In this respect, American Railroad is ambitious, bold, and admirable. The album — recorded live from two performances — asks whether the quality of the concept is served by the musical vignettes. For a concept album to succeed on its own merits, without the crutch of program notes or visuals, it’s critical that each musical track contributes to the narrative and that listeners are carried by a sense of cohesion. In Giddens’ case, her chosen narrative is profound and often emotional. The Silkroad Ensemble, founded by cellist Yo-Yo Ma in 2000, is the nigh-perfect group able to fulfill the challenging brief. They are master musicians representing not only the cultural traditions of the historical Eurasian Silk Road trade routes but also Indigenous American voices and beyond, who bring a honed ability to assemble the distinctive and ethnically specific tones and techniques of their instruments. The question is, is it enough for this project?

In most but not all of the tracks, the answer is a resounding yes. Take, for instance, Giddens’ medley of the traditional Appalachian folk song “Swannanoa Tunnel” and “Steel Driving Man” — with the latter in an instrumental-only arrangement. This is a peerless moment of the album. The song is a tribute to the degrading experiences suffered by wrongfully imprisoned Black men and women who risked their lives in building the 1,832-foot-long Swannanoa Tunnel in the mountains of North Carolina. Giddens’ ardent, clarion voice soars. She brings a deliberate, unique tremor and a halting, crying delivery accompanied by a bed of unison drums. A bridge progresses through a delicate marimba prelude (Haruka Fuji) to pave the way for hoe-down-styled duet, i.e., the tune of “Steel Driving Man” between fiddle (Giddens) and Tabla (Sandeep Das).

In a first Silkroad commission, Cécile McLorin Salvant’s “Have You Seen My Man?,” scored for voice and full ensemble, takes listeners on an imagined walk on the train track. Pura Fé, a Canadian Indigenous singer (Tuscaroran), introduces the theme with her purely intoned, delicate soprano. This strophic song, with its contrapuntal drum accompaniment, is a testimony to the power of simplicity, showing that simplicity honored well can elicit the most emotional response from the listener.

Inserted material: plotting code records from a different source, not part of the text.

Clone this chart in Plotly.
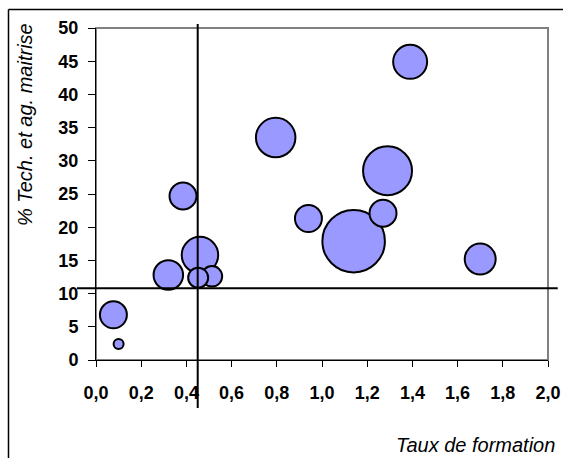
import numpy as np
import plotly.graph_objects as go

# Data
taux_formation = [0.077, 0.10, 0.32, 0.385, 0.46, 0.452, 0.513, 0.795, 0.94, 1.14, 1.27, 1.29, 1.39, 1.70]
pct_tech = [6.8, 2.4, 12.8, 24.7, 15.8, 12.4, 12.6, 33.5, 21.3, 17.9, 22.1, 28.5, 44.9, 15.2]
taille = [182, 25, 218, 182, 333, 100, 105, 390, 182, 977, 182, 600, 289, 240]

x_ticks = [0.0, 0.2, 0.4, 0.6, 0.8, 1.0, 1.2, 1.4, 1.6, 1.8, 2.0]
x_ticklabels = ["0,0", "0,2", "0,4", "0,6", "0,8", "1,0", "1,2", "1,4", "1,6", "1,8", "2,0"]
y_ticks = [0, 5, 10, 15, 20, 25, 30, 35, 40, 45, 50]

ref_x = 0.45   # moyenne taux de formation
ref_y = 10.8   # moyenne % tech.

order = np.argsort(taille)[::-1]
xs = np.array(taux_formation)[order]
ys = np.array(pct_tech)[order]
ss = np.array(taille)[order]

FONT = "Liberation Sans, Arial, sans-serif"

fig = go.Figure()
fig.add_trace(go.Scatter(
    x=xs, y=ys, mode="markers",
    marker=dict(size=ss, sizemode="area", sizeref=0.5, color="#9999FF",
                opacity=1, line=dict(color="black", width=2)),
    cliponaxis=False, hoverinfo="skip", showlegend=False,
))

fig.update_layout(
    width=563, height=458,
    margin=dict(l=96, r=15, t=28, b=98),
    paper_bgcolor="white", plot_bgcolor="white",
    font=dict(family=FONT, color="black"),
    showlegend=False,
    xaxis=dict(range=[0, 2], tickvals=x_ticks, ticktext=x_ticklabels, automargin=False,
               showgrid=False, zeroline=False, showline=True, linecolor="black", linewidth=1,
               ticks="outside", ticklen=6, tickcolor="black", tickwidth=1,
               tickfont=dict(family=FONT, size=18, color="black", weight="bold"),
               ticklabelstandoff=10),
    yaxis=dict(range=[0, 50], tickvals=y_ticks, automargin=False,
               showgrid=False, zeroline=False, showline=True, linecolor="black", linewidth=1,
               ticks="outside", ticklen=7, tickcolor="black", tickwidth=1,
               tickfont=dict(family=FONT, size=18, color="black", weight="bold"),
               ticklabelstandoff=6),
    shapes=[
        # outer chart frame
        dict(type="line", xref="paper", yref="paper", x0=-0.1936, x1=1.1, y0=1.0557, y1=1.0557,
             line=dict(color="black", width=1.5), layer="above"),
        dict(type="line", xref="paper", yref="paper", x0=-0.1936, x1=-0.1936, y0=1.0557, y1=-0.4,
             line=dict(color="black", width=1.5), layer="above"),
        # plot area border
        dict(type="rect", xref="paper", yref="paper", x0=0, x1=1, y0=0, y1=1,
             line=dict(color="#808080", width=2), layer="below"),
        # reference lines
        dict(type="line", xref="x", yref="paper", x0=ref_x, x1=ref_x, y0=1.012, y1=-0.1446,
             line=dict(color="black", width=2), layer="above"),
        dict(type="line", xref="paper", yref="y", x0=-0.042, x1=1.0215, y0=ref_y, y1=ref_y,
             line=dict(color="black", width=2), layer="above"),
    ],
    annotations=[
        dict(text="% Tech. et ag. maitrise", xref="paper", yref="paper", x=-0.157, y=0.708,
             xanchor="center", yanchor="middle", textangle=-90, showarrow=False,
             font=dict(family=FONT, size=20, color="black", style="italic")),
        dict(text="Taux de formation", xref="paper", yref="paper", x=1.02, y=-0.256,
             xanchor="right", yanchor="middle", showarrow=False,
             font=dict(family=FONT, size=20, color="black", style="italic")),
    ],
)

fig.write_html("out.html", config={"displayModeBar": False},
               post_script="document.body.style.margin='0';document.body.style.overflow='hidden';")
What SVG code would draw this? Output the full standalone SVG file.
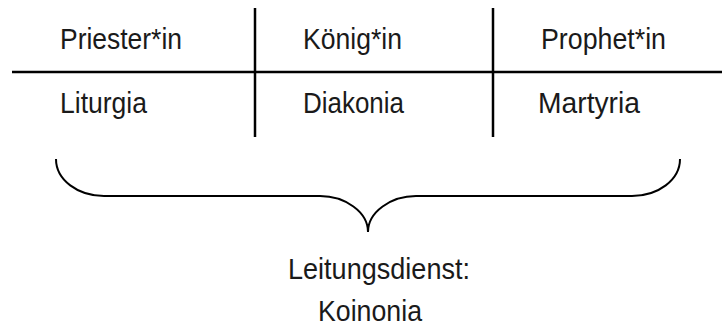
<svg xmlns="http://www.w3.org/2000/svg" width="722" height="329" viewBox="0 0 722 329">
<style>
text{font-family:"Liberation Sans",Arial,sans-serif;font-size:29px;fill:#1a1a1a}
.ln{stroke:#000;stroke-width:2.5;fill:none}
.br{stroke:#000;stroke-width:2;fill:none}
</style>
<rect width="722" height="329" fill="#fff"/>
<g id="connectors">
<line class="ln" x1="12" y1="72" x2="722" y2="72"/>
<line class="ln" x1="255" y1="8" x2="255" y2="137"/>
<line class="ln" x1="493" y1="8" x2="493" y2="137"/>
<path id="brace" class="br" d="M56,159 C56,180 78,196 104,196 L320,196 C345,196 368,212 368,232 C368,212 391,196 416,196 L632,196 C658,196 680,180 680,159"/>
</g>
<g id="n-priester"><text x="60" y="49" textLength="122" lengthAdjust="spacingAndGlyphs">Priester*in</text></g>
<g id="n-koenig"><text x="303" y="49" textLength="99" lengthAdjust="spacingAndGlyphs">König*in</text></g>
<g id="n-prophet"><text x="541" y="49" textLength="125" lengthAdjust="spacingAndGlyphs">Prophet*in</text></g>
<g id="n-liturgia"><text x="60" y="113" textLength="87" lengthAdjust="spacingAndGlyphs">Liturgia</text></g>
<g id="n-diakonia"><text x="303" y="113" textLength="101" lengthAdjust="spacingAndGlyphs">Diakonia</text></g>
<g id="n-martyria"><text x="538" y="113" textLength="102" lengthAdjust="spacingAndGlyphs">Martyria</text></g>
<g id="n-leitung">
<text x="288" y="279" textLength="182" lengthAdjust="spacingAndGlyphs">Leitungsdienst:</text>
<text x="318" y="321" textLength="104" lengthAdjust="spacingAndGlyphs">Koinonia</text>
</g>
</svg>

American Railroad reiterates Giddens’ recognized commitment to expressing the voices of the marginalized and offers Silkroad musicians a new context to share their compositional and improvisatory creativity. But what possibly makes this album connect is the presence of deep yet enigmatic personal stories behind the musical vignettes. “Rainy Day,” composed and performed by pipa player Wu Man, is an elegant lament that juxtaposes pipa in an equal-voiced duet between banjo and voice (Giddens). A radiance bursts in Haruka Fujii’s “Tamping Song” — a celebration of the Japanese immigrant contributions characterized through a true cornucopia of unexpected sound elisions: pentatonic harmony, light plucking textures, open-throated alto singing, and slapping grunge. It’s signature Silkroad at its best.

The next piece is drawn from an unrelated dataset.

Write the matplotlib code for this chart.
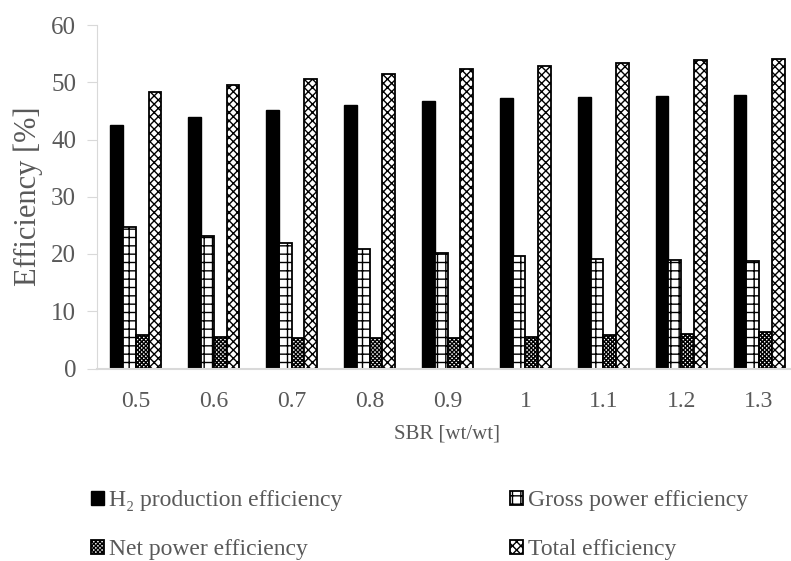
import numpy as np
import matplotlib
matplotlib.use("Agg")
import matplotlib.pyplot as plt

plt.rcParams['font.family'] = ['Liberation Serif', 'DejaVu Serif']
plt.rcParams['hatch.linewidth'] = 1.0

sbr = ['0.5', '0.6', '0.7', '0.8', '0.9', '1', '1.1', '1.2', '1.3']
h2_eff = [42.5, 44.0, 45.2, 46.1, 46.8, 47.2, 47.5, 47.6, 47.7]
gross_eff = [24.8, 23.2, 21.9, 20.9, 20.2, 19.6, 19.2, 18.9, 18.7]
net_eff = [5.8, 5.5, 5.4, 5.4, 5.4, 5.5, 5.8, 6.0, 6.3]
total_eff = [48.3, 49.6, 50.6, 51.5, 52.3, 52.9, 53.4, 53.8, 54.0]

grey = '#595959'
fig = plt.figure(figsize=(7.91, 5.61), dpi=100)
ax = fig.add_axes([97/791, 192.5/561, 701/791, 343.5/561])

x = np.arange(len(sbr))
w = 0.164
bars = []
bars.append(ax.bar(x - 1.5*w, h2_eff, w, color='black', edgecolor='black', linewidth=1))
bars.append(ax.bar(x - 0.5*w, gross_eff, w, color='white', edgecolor='black', linewidth=1.3, hatch='++'))
bars.append(ax.bar(x + 0.5*w, net_eff, w, color='white', edgecolor='black', linewidth=1.3, hatch='xxxxxxxx'))
bars.append(ax.bar(x + 1.5*w, total_eff, w, color='white', edgecolor='black', linewidth=1.3, hatch='xxxx'))

ax.set_xlim(-0.5, len(sbr) - 0.5)
ax.set_ylim(0, 60)
ax.set_yticks(range(0, 61, 10))
ax.set_xticks(x)
ax.set_xticklabels(sbr)
ax.tick_params(axis='x', length=0, pad=16, labelsize=17, labelcolor=grey)
ax.tick_params(axis='y', length=7, color='#d9d9d9', pad=8, labelsize=18, labelcolor=grey)
for s in ['top', 'right']:
    ax.spines[s].set_visible(False)
ax.spines['left'].set_color('#d9d9d9')
ax.spines['bottom'].set_color('#d9d9d9')
ax.spines['bottom'].set_linewidth(1.5)

ax.set_ylabel('Efficiency [%]', fontsize=22, color=grey, labelpad=6)
ax.set_xlabel('SBR [wt/wt]', fontsize=15, color=grey, labelpad=9)

labels = ['H₂ production efficiency', 'Gross power efficiency',
          'Net power efficiency', 'Total efficiency']
kw = dict(frameon=False, fontsize=17, labelcolor=grey, handlelength=0.55,
          handleheight=0.55, handletextpad=0.2, labelspacing=1.2, borderpad=0,
          borderaxespad=0)
leg1 = fig.legend([bars[0], bars[2]], [labels[0], labels[2]], loc='upper left',
                  bbox_to_anchor=(91/791, 1 - 490/561), **kw)
leg2 = fig.legend([bars[1], bars[3]], [labels[1], labels[3]], loc='upper left',
                  bbox_to_anchor=(510/791, 1 - 490/561), **kw)

fig.savefig('out.png', dpi=100)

“Tamping Song,” like many of the instrumental tracks, evokes the humanity behind the building of the railroad. American Railroad may not offer us the full experiences of the lives of the laborers. It is a provocation for those who want to discover more. This will be the legacy of the album — and one that writes the next chapter of the Silkroad Ensemble under its new artistic director.